11. The system of claim 10, wherein the channel selection rule relates to a channel configuration of the plurality of channels.
12. The system of claim 10, wherein the output device comprises processing-capable headphones, and wherein the one or more sensors comprise an accelerometer, gyroscope, or magnetometer associated with the processing-capable headphones.
13. The system of claim 10, wherein the instructions, when executed by the one or more processors, further cause the system to aggregate the downmixed first subset of the plurality of channels and the downmixed second subset of the plurality of channels to produce the audio content.
14. The system of claim 10, wherein the instructions, when executed by the one or more processors, further cause the system to encode, by the source device, the first subset of the plurality of channels and the downmixed second subset of the plurality of channels using an encoding scheme to produce encoded audio content, wherein the transmitting, by the source device, the first subset of the plurality of channels and the downmixed second subset of the plurality of channels to the output device comprises transmitting the encoded audio content.

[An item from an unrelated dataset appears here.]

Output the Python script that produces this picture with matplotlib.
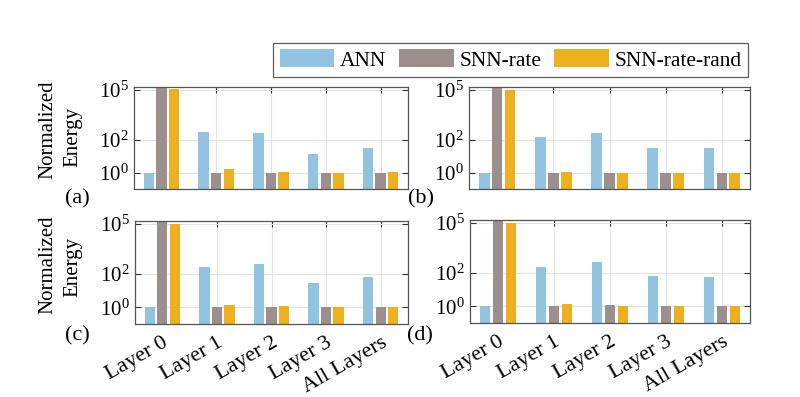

15. The system of claim 14, wherein the instructions, when executed by the one or more processors, further cause the system to decode, by the output device, encoded audio content based on the encoding scheme in order to determine the first subset of the plurality of channels and the downmixed second subset of the plurality of channels.

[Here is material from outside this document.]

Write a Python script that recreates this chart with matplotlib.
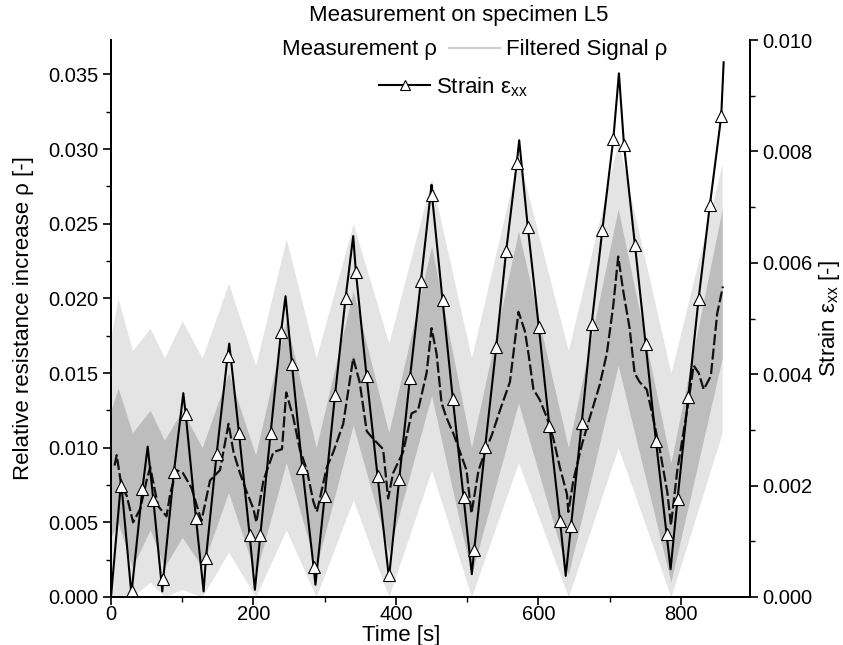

16. The system of claim 14, wherein the instructions, when executed by the one or more processors, further cause the system to select the encoding scheme based on a channel configuration of the plurality of channels.
17. The system of claim 14, wherein the encoded audio content comprises a number of channels equal to or less than a maximum number of channels supported by a transmission technique that is used for the transmitting, by the source device, the first subset of the plurality of channels and the downmixed second subset of the plurality of channels to the output device.
18. The system of claim 17, wherein the transmission technique comprises a wireless transmission technique.
19. A non-transitory computer readable medium comprising instructions that, when executed by one or more processors of a computing system, cause the computing system to:
receive, by a source device, an audio signal comprising a plurality of channels;
select, by the source device, a first subset of the plurality of channels as head-tracked channels based on a channel selection rule;
perform, by the source device, binaural downmixing on a second subset of the plurality of channels that is different than the first subset of the plurality of channels to produce a downmixed second subset of the plurality of channels;
transmit, by the source device, the first subset of the plurality of channels and the downmixed second subset of the plurality of channels to an output device;
perform, by the output device, binaural downmixing on the first subset of the plurality of channels based on positional data captured via one or more sensors associated with the output device to produce a downmixed first subset of the plurality of channels; and
play, by the output device, audio content based on the downmixed first subset of the plurality of channels and the downmixed second subset of the plurality of channels.
20. The non-transitory computer readable medium of claim 19, wherein the channel selection rule relates to a channel configuration of the plurality of channels.